start Records shown
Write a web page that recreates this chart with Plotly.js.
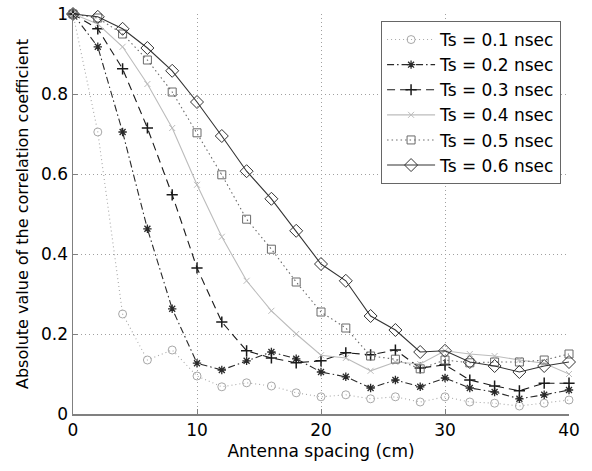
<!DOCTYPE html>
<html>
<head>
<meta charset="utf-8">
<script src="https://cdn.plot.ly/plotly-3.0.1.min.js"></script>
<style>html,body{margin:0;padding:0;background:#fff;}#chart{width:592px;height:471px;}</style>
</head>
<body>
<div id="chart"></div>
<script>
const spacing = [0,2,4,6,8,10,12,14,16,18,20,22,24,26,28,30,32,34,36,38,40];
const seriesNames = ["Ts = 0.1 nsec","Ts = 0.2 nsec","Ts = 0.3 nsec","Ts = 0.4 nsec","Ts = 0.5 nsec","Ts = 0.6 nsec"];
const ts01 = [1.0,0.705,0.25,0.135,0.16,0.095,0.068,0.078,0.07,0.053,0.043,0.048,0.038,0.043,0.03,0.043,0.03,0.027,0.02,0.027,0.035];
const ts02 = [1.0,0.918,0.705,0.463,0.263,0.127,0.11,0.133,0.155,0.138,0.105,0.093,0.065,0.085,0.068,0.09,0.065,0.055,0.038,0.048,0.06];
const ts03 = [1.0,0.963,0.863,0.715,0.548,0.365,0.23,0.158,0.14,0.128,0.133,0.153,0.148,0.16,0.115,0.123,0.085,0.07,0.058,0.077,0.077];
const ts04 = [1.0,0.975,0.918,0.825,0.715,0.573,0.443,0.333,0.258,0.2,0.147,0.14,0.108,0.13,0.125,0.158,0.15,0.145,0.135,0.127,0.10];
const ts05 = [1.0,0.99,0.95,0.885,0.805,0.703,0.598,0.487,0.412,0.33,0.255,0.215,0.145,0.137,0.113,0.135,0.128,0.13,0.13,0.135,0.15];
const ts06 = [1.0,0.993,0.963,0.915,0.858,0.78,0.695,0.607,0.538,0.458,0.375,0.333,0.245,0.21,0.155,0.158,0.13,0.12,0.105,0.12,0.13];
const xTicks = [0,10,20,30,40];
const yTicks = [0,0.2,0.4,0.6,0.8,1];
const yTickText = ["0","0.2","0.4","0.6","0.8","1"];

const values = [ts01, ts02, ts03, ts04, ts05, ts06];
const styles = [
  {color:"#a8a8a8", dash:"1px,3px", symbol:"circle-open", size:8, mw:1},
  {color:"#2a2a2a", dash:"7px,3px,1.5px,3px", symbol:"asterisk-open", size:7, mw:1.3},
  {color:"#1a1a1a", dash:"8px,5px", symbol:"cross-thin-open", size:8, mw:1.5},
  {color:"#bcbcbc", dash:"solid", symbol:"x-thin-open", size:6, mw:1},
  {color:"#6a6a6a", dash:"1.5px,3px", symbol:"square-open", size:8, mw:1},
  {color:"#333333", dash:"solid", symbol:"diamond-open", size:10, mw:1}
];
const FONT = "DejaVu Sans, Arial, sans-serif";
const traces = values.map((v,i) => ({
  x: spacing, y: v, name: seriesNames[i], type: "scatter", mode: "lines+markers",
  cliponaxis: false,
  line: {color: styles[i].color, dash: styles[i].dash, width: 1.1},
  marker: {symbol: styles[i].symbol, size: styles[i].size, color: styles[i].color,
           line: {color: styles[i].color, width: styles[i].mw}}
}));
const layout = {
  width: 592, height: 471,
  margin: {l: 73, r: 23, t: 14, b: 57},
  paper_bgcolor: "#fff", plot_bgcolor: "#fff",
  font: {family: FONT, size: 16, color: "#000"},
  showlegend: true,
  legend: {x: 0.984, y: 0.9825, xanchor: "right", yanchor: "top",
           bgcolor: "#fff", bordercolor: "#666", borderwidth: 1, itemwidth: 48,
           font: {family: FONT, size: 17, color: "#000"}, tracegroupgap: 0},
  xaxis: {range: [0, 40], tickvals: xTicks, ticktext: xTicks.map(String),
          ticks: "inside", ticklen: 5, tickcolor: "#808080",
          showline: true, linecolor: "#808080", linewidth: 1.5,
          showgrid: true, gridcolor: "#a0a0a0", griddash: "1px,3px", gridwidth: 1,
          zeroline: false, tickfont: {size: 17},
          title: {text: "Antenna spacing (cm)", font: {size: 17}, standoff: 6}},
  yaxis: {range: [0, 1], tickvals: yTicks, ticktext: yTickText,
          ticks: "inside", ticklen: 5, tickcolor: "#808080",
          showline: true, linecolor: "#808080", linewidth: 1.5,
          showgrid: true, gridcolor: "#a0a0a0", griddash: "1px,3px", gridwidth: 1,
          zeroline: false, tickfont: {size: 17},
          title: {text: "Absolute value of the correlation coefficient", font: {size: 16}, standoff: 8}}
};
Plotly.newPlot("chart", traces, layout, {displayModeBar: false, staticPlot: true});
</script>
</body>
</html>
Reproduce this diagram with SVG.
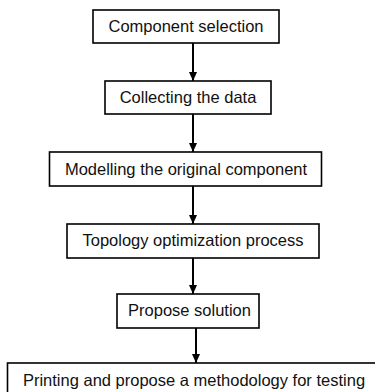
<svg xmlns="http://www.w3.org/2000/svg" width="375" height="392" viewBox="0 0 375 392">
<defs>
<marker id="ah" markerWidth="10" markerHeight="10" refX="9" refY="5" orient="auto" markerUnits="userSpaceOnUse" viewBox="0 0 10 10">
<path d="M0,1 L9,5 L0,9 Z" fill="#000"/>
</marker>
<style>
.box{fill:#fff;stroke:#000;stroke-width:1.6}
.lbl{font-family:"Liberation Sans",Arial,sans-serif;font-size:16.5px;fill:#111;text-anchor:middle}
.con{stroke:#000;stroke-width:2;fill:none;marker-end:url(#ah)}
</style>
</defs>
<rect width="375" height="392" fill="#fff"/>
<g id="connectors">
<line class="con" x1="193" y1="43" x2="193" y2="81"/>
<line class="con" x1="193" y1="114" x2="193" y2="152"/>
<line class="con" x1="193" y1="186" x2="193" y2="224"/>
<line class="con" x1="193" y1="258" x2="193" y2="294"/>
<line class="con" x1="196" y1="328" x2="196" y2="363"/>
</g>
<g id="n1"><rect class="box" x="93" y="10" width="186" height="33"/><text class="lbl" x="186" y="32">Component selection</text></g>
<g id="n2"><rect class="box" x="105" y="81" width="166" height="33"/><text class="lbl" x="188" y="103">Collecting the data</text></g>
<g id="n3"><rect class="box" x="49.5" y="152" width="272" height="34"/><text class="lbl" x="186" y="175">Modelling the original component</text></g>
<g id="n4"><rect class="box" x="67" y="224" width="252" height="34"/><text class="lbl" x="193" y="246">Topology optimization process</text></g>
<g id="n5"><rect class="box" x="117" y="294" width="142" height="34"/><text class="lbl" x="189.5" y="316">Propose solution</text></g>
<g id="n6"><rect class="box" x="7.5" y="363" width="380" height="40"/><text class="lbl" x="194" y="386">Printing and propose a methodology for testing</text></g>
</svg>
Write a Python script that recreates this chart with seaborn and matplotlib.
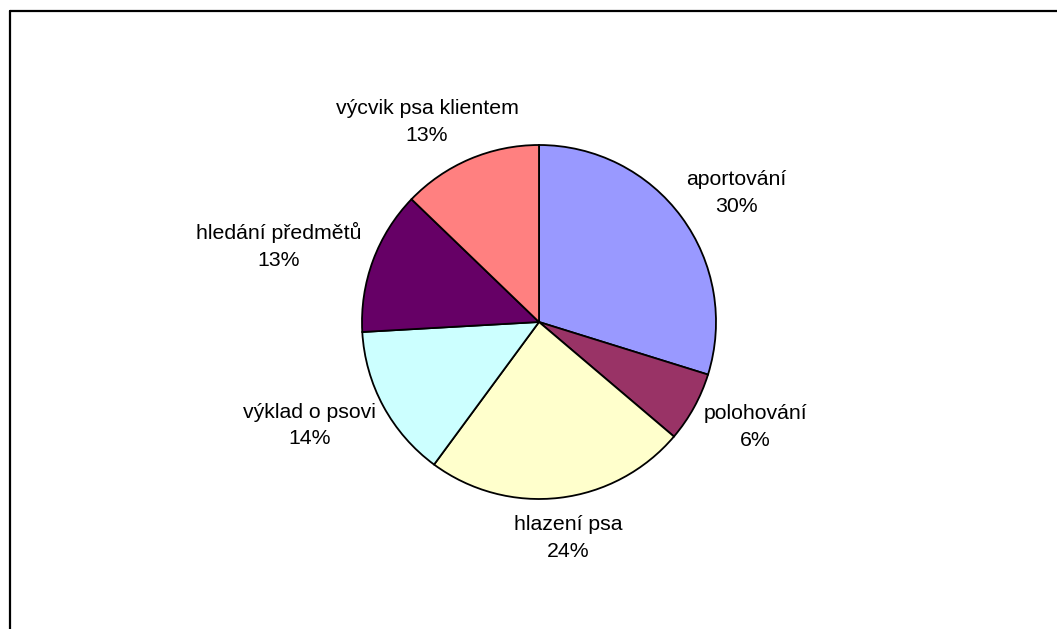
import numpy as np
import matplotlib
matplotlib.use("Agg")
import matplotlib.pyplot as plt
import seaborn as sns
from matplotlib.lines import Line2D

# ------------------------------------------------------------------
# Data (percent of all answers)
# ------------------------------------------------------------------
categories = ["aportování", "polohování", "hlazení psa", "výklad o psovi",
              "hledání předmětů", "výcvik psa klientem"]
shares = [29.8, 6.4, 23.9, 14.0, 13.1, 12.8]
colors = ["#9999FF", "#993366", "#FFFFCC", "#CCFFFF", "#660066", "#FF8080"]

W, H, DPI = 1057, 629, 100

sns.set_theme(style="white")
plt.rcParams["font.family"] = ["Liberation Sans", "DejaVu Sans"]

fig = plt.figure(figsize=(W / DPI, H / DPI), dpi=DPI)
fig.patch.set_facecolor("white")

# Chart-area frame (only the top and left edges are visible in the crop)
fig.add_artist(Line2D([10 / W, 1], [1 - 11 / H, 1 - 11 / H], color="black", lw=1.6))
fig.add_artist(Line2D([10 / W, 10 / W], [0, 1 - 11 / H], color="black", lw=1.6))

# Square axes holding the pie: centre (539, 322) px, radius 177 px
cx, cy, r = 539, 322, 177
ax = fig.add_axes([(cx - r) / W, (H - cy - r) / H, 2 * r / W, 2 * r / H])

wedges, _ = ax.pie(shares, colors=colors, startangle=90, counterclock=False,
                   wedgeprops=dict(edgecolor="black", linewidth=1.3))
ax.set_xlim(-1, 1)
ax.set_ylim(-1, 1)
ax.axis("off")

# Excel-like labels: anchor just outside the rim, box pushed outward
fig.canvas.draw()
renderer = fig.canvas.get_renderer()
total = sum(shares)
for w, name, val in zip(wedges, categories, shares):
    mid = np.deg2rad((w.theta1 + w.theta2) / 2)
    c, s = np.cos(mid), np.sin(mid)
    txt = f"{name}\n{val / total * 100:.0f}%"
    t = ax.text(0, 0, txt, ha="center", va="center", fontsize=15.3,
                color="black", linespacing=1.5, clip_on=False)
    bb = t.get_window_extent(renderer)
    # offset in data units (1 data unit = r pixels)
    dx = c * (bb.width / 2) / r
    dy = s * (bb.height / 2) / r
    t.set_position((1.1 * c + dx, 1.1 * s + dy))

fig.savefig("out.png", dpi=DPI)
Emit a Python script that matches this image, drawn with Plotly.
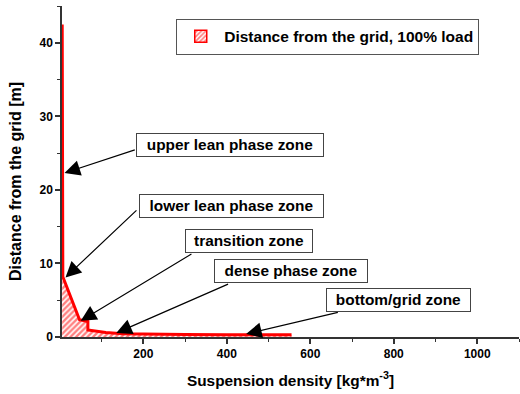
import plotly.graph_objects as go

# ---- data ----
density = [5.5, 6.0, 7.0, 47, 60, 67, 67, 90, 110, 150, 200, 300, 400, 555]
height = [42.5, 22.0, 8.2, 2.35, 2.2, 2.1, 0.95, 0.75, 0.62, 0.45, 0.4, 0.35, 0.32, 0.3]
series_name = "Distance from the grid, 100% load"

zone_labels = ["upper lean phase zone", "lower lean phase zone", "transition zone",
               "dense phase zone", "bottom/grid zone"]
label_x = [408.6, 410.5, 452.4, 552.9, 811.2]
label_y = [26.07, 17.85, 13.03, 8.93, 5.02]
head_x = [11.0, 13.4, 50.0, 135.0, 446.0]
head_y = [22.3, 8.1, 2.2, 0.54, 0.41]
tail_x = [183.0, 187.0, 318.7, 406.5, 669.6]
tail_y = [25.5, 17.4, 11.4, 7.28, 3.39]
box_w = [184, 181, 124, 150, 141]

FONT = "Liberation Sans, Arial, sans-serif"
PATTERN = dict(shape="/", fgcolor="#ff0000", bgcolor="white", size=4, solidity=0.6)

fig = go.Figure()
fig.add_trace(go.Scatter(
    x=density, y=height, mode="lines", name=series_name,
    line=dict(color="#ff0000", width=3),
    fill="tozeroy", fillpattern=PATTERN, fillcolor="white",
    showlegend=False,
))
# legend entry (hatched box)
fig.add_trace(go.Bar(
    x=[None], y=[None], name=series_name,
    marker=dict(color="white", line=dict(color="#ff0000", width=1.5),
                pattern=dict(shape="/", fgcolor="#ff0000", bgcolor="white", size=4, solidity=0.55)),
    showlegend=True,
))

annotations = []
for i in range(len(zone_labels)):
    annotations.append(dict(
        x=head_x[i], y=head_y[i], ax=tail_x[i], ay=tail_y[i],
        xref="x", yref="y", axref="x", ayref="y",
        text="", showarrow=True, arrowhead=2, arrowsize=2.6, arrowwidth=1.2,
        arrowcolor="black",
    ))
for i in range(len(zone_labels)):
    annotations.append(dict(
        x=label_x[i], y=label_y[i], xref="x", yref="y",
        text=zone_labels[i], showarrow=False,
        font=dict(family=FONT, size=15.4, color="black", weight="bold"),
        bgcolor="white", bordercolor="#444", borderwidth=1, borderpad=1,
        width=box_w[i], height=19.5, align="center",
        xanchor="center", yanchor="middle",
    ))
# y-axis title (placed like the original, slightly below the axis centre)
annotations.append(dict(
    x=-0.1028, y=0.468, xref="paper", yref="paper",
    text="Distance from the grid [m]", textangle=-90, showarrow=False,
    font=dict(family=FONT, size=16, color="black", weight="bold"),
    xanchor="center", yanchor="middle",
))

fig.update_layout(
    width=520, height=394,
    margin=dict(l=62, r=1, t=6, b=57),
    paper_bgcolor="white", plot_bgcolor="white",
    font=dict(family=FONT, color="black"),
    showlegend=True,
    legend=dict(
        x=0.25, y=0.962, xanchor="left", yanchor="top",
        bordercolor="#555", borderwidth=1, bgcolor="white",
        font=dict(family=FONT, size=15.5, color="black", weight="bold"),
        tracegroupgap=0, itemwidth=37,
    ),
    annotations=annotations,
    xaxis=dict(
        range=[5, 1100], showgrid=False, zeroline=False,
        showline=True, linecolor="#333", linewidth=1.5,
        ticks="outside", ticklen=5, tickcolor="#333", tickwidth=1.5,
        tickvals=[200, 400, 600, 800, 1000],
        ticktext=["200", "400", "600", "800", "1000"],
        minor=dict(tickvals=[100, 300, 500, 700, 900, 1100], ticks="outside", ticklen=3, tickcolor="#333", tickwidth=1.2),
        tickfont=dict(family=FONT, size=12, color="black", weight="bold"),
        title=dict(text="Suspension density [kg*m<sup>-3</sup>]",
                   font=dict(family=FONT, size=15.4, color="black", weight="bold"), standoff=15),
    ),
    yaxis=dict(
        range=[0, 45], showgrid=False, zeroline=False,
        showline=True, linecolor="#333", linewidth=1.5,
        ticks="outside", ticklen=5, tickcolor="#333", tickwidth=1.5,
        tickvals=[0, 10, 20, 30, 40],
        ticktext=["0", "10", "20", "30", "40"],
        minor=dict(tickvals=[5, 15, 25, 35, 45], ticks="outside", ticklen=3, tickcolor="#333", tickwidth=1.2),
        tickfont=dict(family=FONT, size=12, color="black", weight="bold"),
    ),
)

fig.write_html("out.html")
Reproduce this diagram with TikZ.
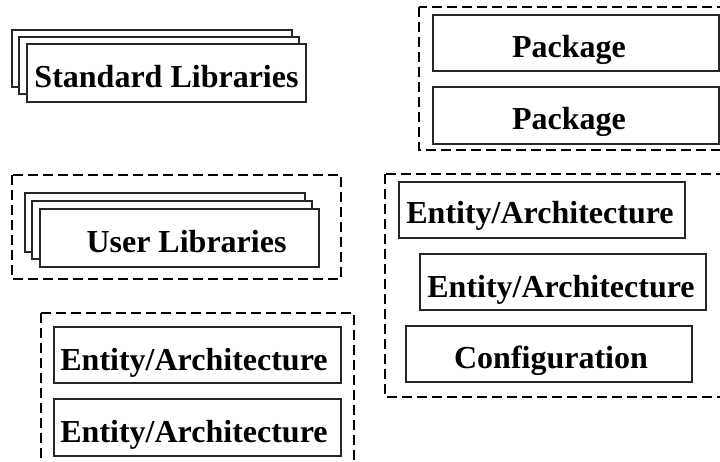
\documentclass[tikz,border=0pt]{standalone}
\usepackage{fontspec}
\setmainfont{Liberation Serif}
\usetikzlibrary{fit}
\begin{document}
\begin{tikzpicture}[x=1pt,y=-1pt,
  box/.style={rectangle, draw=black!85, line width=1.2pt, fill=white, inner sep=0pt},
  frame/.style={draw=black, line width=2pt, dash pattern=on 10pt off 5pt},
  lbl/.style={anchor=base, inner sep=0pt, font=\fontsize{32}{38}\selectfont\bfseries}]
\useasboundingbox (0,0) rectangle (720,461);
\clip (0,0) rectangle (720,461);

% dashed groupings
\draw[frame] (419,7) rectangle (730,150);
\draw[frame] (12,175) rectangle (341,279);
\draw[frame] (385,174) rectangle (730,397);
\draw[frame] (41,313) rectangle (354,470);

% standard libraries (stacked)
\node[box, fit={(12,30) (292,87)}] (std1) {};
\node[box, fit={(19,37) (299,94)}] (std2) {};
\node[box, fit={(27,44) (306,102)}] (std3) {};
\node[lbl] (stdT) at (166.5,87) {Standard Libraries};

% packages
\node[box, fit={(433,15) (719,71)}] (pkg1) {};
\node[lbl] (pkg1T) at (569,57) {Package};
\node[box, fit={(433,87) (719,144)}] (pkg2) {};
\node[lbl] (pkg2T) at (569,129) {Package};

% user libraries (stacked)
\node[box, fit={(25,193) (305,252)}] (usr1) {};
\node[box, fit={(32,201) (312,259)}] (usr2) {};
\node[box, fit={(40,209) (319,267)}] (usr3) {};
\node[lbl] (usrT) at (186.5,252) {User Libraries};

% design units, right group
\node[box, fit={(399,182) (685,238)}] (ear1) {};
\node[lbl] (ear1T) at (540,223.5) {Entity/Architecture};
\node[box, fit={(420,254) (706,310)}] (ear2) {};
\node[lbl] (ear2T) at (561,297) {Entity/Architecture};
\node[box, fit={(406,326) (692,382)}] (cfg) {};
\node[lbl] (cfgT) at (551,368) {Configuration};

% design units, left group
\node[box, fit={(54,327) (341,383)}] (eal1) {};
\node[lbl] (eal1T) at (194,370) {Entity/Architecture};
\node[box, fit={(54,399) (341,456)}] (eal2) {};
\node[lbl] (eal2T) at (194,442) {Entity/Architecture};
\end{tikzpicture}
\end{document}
end Records shown
Task instructions: From the data above, copy each line that holds "script".

Reply:
<script src="https://cdn.plot.ly/plotly-3.0.1.min.js"></script>
<script>
</script>
Write a Python script that recreates this chart with seaborn and matplotlib.
Emit a Python script that matches this image, drawn with Plotly.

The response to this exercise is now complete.